Astuce : En deuxième année, les élèves doivent pouvoir couper en son tous les mots à deux syllabes.
3 stratégies :
- Dosage (prévoir un maximum d’heures pour travailler la fusion et la segmentation de sons, moyenne de 7 minutes par jour pour atteindre 18 heures),
- Enseignement explicite (manipuler les sons à l’oral, mais utiliser l’écrit également),
- Utilisation de support visuel (indiquer le nombre de syllabes avec les doigts, souligner à l’écrit).
Ressources :
- Graphone
- Lecture partagée, enrichie, routines, mots du jour
- Mots à l’étude
- Courtes périodes fréquentes
3- Accéder au sens
Le décodage en lui-même est la véritable tâche qui permet d’accéder au sens des mots. Il faut bien maîtriser les deux étapes précédentes pour en arriver à cette compréhension du code.
3 stratégies :
- Bases préalables (correspondance graphèmes-phonèmes, conscience phonologique)
- Modèle et rétroaction (accompagnement nécessaire et constant de l’adulte avec l’enfant à ce stade de l’apprentissage de la lecture, nommer les sons pour l’enfant quand les bases sont fragiles)
- Accès au sens (redire la phrase, questionner l’enfant sur le sens des mots lus pour s’assurer qu’il comprend)
Ressources :
- GraphoGame : application, basée sur la recherche, qui permet de développer le décodage de sons et syllabes de façon progressive grâce à des jeux ludiques.
- Graphone
- Livres gradués
- Mots fréquents irréguliers
4- Le lexique orthographique
Le lexique orthographique est l’ensemble des mots lus rapidement et sans effort, sans passer par le décodage, donc de façon automatique. La vitesse de lecture et la fluidité sont des résultats du développement du lexique orthographique.
3 stratégies :
- Bases préalables (correspondance graphèmes-phonèmes, conscience phonologique, bon vocabulaire)
- Exposition (être exposé à un maximum de mots, le plus possible en vrai contexte de lecture)
- Rétroaction (accompagnement nécessaire et constant de l’adulte afin d’éviter la reproduction d’erreurs)
Ressources :
- Toute activité qui expose les jeunes à des mots (ex. écoute et enregistrement de livres audios),
- Lecture orale répétée (avec rétroaction constante, rester dans le sens, ne pas mettre l’accent sur la vitesse),
- Lecture autonome (attention d’avoir des lectures dont le niveau de difficulté correspond aussi aux intérêts des jeunes).

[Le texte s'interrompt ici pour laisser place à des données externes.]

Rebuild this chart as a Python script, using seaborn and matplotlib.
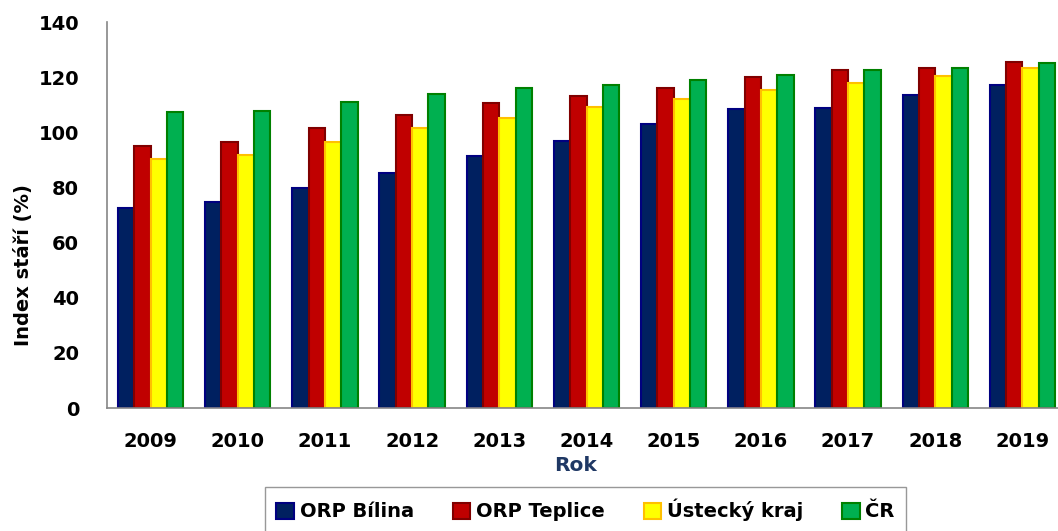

Au sujet des fameux mots étiquettes
Les mots étiquettes sont souvent pris hors contexte. Les minutes qu’on leur consacre ne sont pas utilisées pour stimuler le décodage et la compréhension du sens de mots. Par contre, ils peuvent être utilisés pour travailler des mots irréguliers. À ce moment, il est quand même préférable de les placer en contexte dans des phrases, ce qui favorise la reconnaissance et l’automatisation.